• Data:
----

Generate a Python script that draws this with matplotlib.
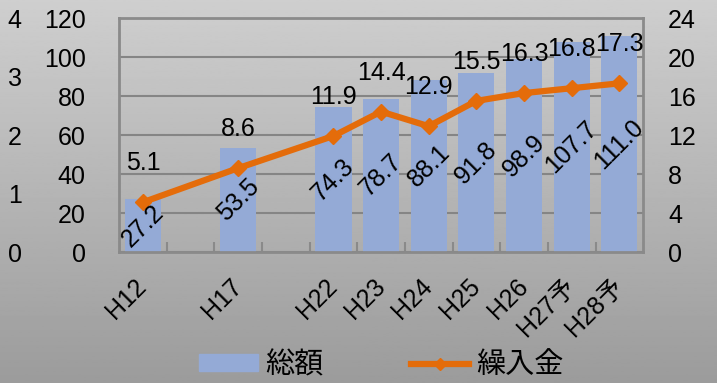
import numpy as np
import matplotlib
matplotlib.use("Agg")
import matplotlib.pyplot as plt

plt.rcParams['font.family'] = ['Liberation Sans', 'Noto Sans CJK JP', 'DejaVu Sans']

# Fiscal years (blank slots keep the gaps between H12, H17 and H22)
categories = ["H12", "", "H17", "", "H22", "H23", "H24", "H25", "H26", "H27予", "H28予"]
# 総額 (left axis)
totals = [27.2, np.nan, 53.5, np.nan, 74.3, 78.7, 88.1, 91.8, 98.9, 107.7, 111.0]
# 繰入金 (right axis)
transfers = [5.1, np.nan, 8.6, np.nan, 11.9, 14.4, 12.9, 15.5, 16.3, 16.8, 17.3]

bar_color = "#94AAD6"
line_color = "#E46C0A"
grid_color = "#858585"

totals = np.array(totals)
transfers = np.array(transfers)
x = np.arange(len(categories))
has_bar = ~np.isnan(totals)
has_pt = ~np.isnan(transfers)

fig = plt.figure(figsize=(7.17, 3.83), dpi=100)

# gray vertical gradient behind everything
bg = fig.add_axes([0, 0, 1, 1], zorder=-10)
bg.imshow(np.linspace(0.61, 0.81, 256)[:, None], aspect='auto', cmap='gray',
          vmin=0, vmax=1, origin='lower', extent=[0, 1, 0, 1])
bg.axis('off')

ax = fig.add_axes([0.166, 0.342, 0.731, 0.611])
ax.patch.set_visible(False)
ax.bar(x[has_bar], totals[has_bar], width=0.76, color=bar_color, zorder=2)
ax.set_xlim(-0.5, len(categories) - 0.5)
ax.set_ylim(0, 120)
ax.set_yticks(np.arange(0, 121, 20))
ax.yaxis.grid(True, color=grid_color, linewidth=1.5, zorder=0)
ax.set_axisbelow(True)
for s in ax.spines.values():
    s.set_color("#8A8A8A")
    s.set_linewidth(2)
ax.tick_params(axis='y', length=0, pad=24, labelsize=18)
ax.set_xticks(x)
ax.set_xticklabels(categories)
ax.set_xticks(x[:-1] + 0.5, minor=True)
ax.tick_params(axis='x', which='major', length=0, pad=22, labelsize=18)
ax.tick_params(axis='x', which='minor', direction='in', length=7, width=1.5,
               color="#8A8A8A")
plt.setp(ax.get_xticklabels(), rotation=45, ha='right', va='center',
         rotation_mode='anchor')

# 繰入金 on the right axis
ax2 = ax.twinx()
ax2.plot(x[has_pt], transfers[has_pt], color=line_color, linewidth=4.5,
         marker='D', markersize=8, markeredgewidth=1, zorder=3)
ax2.set_ylim(0, 24)
ax2.set_yticks(np.arange(0, 25, 4))
ax2.tick_params(axis='y', length=0, pad=18, labelsize=18)
for s in ax2.spines.values():
    s.set_visible(False)

for xi, v in zip(x[has_pt], transfers[has_pt]):
    ax2.annotate(f"{v:.1f}", (xi, v), xytext=(0, 28), textcoords='offset points',
                 ha='center', va='center', fontsize=18, zorder=5)

# bar values, rotated, in the middle of each bar (drawn above the line)
for xi, v in zip(x[has_bar], totals[has_bar]):
    ax2.annotate(f"{v:.1f}", (xi, v / 2), xycoords=ax.transData, rotation=45,
                 ha='center', va='center', fontsize=18, zorder=6)

# extra scale on the far left
ax3 = ax.twinx()
ax3.set_ylim(0, 4)
ax3.set_yticks(np.arange(0, 5, 1))
ax3.yaxis.set_ticks_position('left')
ax3.tick_params(axis='y', length=0, pad=70, labelsize=18)
for s in ax3.spines.values():
    s.set_visible(False)

bar_handle = plt.Rectangle((0, 0), 1, 1, color=bar_color)
line_handle = plt.Line2D([], [], color=line_color, linewidth=4.5, marker='D',
                         markersize=6)
fig.legend([bar_handle, line_handle], ["総額", "繰入金"], loc='center',
           bbox_to_anchor=(0.532, 0.047), ncol=2, frameon=False, fontsize=21,
           handlelength=2.0, handleheight=0.5, handletextpad=0.25,
           columnspacing=3.0)

fig.savefig("out.png", dpi=100)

----

• Exercise: Reproduce the data word for word, excluding its pictures.

• Answer to this exercise:
Generate a Python script that draws this with matplotlib.
import numpy as np
import matplotlib
matplotlib.use("Agg")
import matplotlib.pyplot as plt

plt.rcParams['font.family'] = ['Liberation Sans', 'Noto Sans CJK JP', 'DejaVu Sans']

# Fiscal years (blank slots keep the gaps between H12, H17 and H22)
categories = ["H12", "", "H17", "", "H22", "H23", "H24", "H25", "H26", "H27予", "H28予"]
# 総額 (left axis)
totals = [27.2, np.nan, 53.5, np.nan, 74.3, 78.7, 88.1, 91.8, 98.9, 107.7, 111.0]
# 繰入金 (right axis)
transfers = [5.1, np.nan, 8.6, np.nan, 11.9, 14.4, 12.9, 15.5, 16.3, 16.8, 17.3]

bar_color = "#94AAD6"
line_color = "#E46C0A"
grid_color = "#858585"

totals = np.array(totals)
transfers = np.array(transfers)
x = np.arange(len(categories))
has_bar = ~np.isnan(totals)
has_pt = ~np.isnan(transfers)

fig = plt.figure(figsize=(7.17, 3.83), dpi=100)

# gray vertical gradient behind everything
bg = fig.add_axes([0, 0, 1, 1], zorder=-10)
bg.imshow(np.linspace(0.61, 0.81, 256)[:, None], aspect='auto', cmap='gray',
          vmin=0, vmax=1, origin='lower', extent=[0, 1, 0, 1])
bg.axis('off')

ax = fig.add_axes([0.166, 0.342, 0.731, 0.611])
ax.patch.set_visible(False)
ax.bar(x[has_bar], totals[has_bar], width=0.76, color=bar_color, zorder=2)
ax.set_xlim(-0.5, len(categories) - 0.5)
ax.set_ylim(0, 120)
ax.set_yticks(np.arange(0, 121, 20))
ax.yaxis.grid(True, color=grid_color, linewidth=1.5, zorder=0)
ax.set_axisbelow(True)
for s in ax.spines.values():
    s.set_color("#8A8A8A")
    s.set_linewidth(2)
ax.tick_params(axis='y', length=0, pad=24, labelsize=18)
ax.set_xticks(x)
ax.set_xticklabels(categories)
ax.set_xticks(x[:-1] + 0.5, minor=True)
ax.tick_params(axis='x', which='major', length=0, pad=22, labelsize=18)
ax.tick_params(axis='x', which='minor', direction='in', length=7, width=1.5,
               color="#8A8A8A")
plt.setp(ax.get_xticklabels(), rotation=45, ha='right', va='center',
         rotation_mode='anchor')

# 繰入金 on the right axis
ax2 = ax.twinx()
ax2.plot(x[has_pt], transfers[has_pt], color=line_color, linewidth=4.5,
         marker='D', markersize=8, markeredgewidth=1, zorder=3)
ax2.set_ylim(0, 24)
ax2.set_yticks(np.arange(0, 25, 4))
ax2.tick_params(axis='y', length=0, pad=18, labelsize=18)
for s in ax2.spines.values():
    s.set_visible(False)

for xi, v in zip(x[has_pt], transfers[has_pt]):
    ax2.annotate(f"{v:.1f}", (xi, v), xytext=(0, 28), textcoords='offset points',
                 ha='center', va='center', fontsize=18, zorder=5)

# bar values, rotated, in the middle of each bar (drawn above the line)
for xi, v in zip(x[has_bar], totals[has_bar]):
    ax2.annotate(f"{v:.1f}", (xi, v / 2), xycoords=ax.transData, rotation=45,
                 ha='center', va='center', fontsize=18, zorder=6)

# extra scale on the far left
ax3 = ax.twinx()
ax3.set_ylim(0, 4)
ax3.set_yticks(np.arange(0, 5, 1))
ax3.yaxis.set_ticks_position('left')
ax3.tick_params(axis='y', length=0, pad=70, labelsize=18)
for s in ax3.spines.values():
    s.set_visible(False)

bar_handle = plt.Rectangle((0, 0), 1, 1, color=bar_color)
line_handle = plt.Line2D([], [], color=line_color, linewidth=4.5, marker='D',
                         markersize=6)
fig.legend([bar_handle, line_handle], ["総額", "繰入金"], loc='center',
           bbox_to_anchor=(0.532, 0.047), ncol=2, frameon=False, fontsize=21,
           handlelength=2.0, handleheight=0.5, handletextpad=0.25,
           columnspacing=3.0)

fig.savefig("out.png", dpi=100)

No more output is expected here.